From Archbishop John McDowell and Archbishop Eamon Martin
Archbishop John McDowell and Archbishop Eamon Martin.
In the Christian calendar, Holy Week has sometimes been referred to as ‘The Week of Weeks’. All of the Gospel writers devote about half the content of their books to recounting in diverse ways what happened to Jesus and his friends in that dramatic week, and in drawing out the meaning of those events:
• Jesus setting his face towards Jerusalem;
• The welcome he received and the subsequent rejection he experienced;
• His desire to be obedient to his vocation from the Father;
• The scene in the Upper Room, where in word and sign he anticipated the manner of his death and gave the Church the sacrament which is both a source and an expression of the grace which lies at the heart of our mission;
• His arrest in the garden, under the paschal moon;
• His betrayal by a close friend and his denial by another before the cock crowed at dawn;
• His “trial” before the keepers of orthodoxy in Israel, and then before the civil magistrate whose casual cynicism has marked him out as one of the dark figures of world history;
• The courageous little group mostly women who “…stand not far off…” and the reordering of relationships at the foot of the Cross: “Woman behold your son; son behold your mother…”
• The sordid, lonely and ignoble death which has given the world its most powerful religious symbol, the Cross;
• The kindness of strangers in his burial;
• The abject bewilderment of his followers, lying on the floor in the dust behind locked doors;
• The various encounters by women of the risen Lord, unrecognised, but somehow known;
• The dawning conviction that everything in every age has been changed utterly.

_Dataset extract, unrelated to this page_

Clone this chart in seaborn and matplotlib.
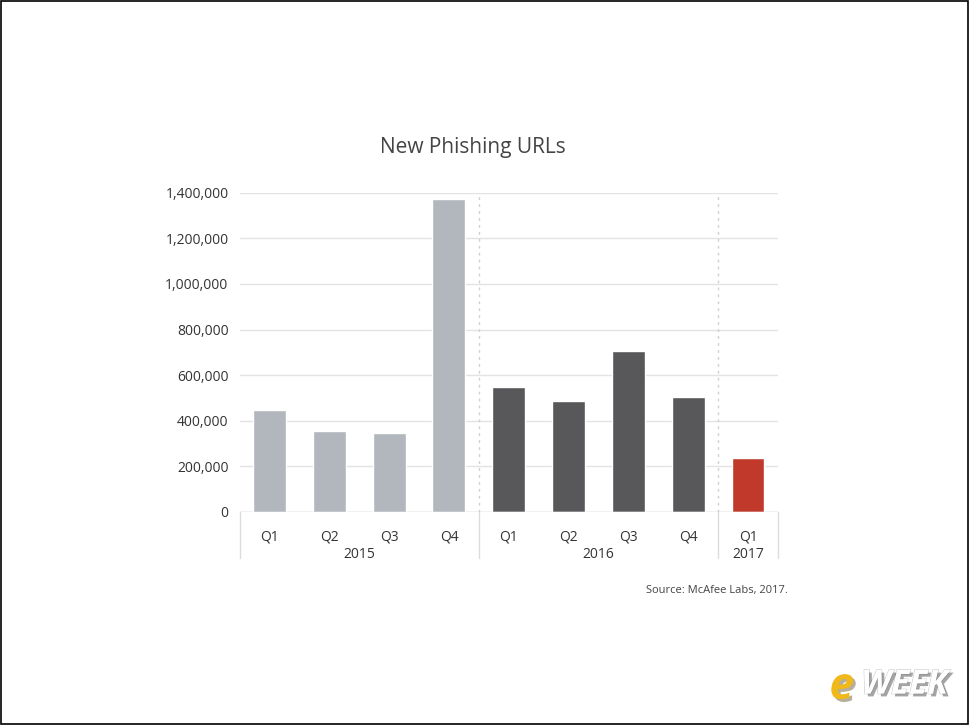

Centuries of spiritual reflection and theological debate have led to acceptance that the death and resurrection of Jesus was somehow an atonement that brought about a reconciliation. This year our commemoration of the ‘Week of Weeks’ is all the more significant and poignant given that we mark 25 years since an historic agreement towards lasting peace and a resetting of relationships within and between these islands. That the Agreement was reached on a Good Friday gives it a special resonance.
Have we, in the Christian community in Ireland, allowed ourselves to forget the greatness of this achievement, the sacrifices and risk-taking that made it happen, the light it shone into the darkest of days and the promise and hope it offered?
Have we been open to establishing the full truth of our past, so as to enable justice and facilitate forgiveness and healing?
Might it be time for those of us who call ourselves His disciples, signed at baptism with the sign of his Cross, and who recognise, however dimly, the cost of our reconciliation, be prepared to make our own sacrifices and atonement for our carelessness with the precious opportunity for lasting peace that has been given to us?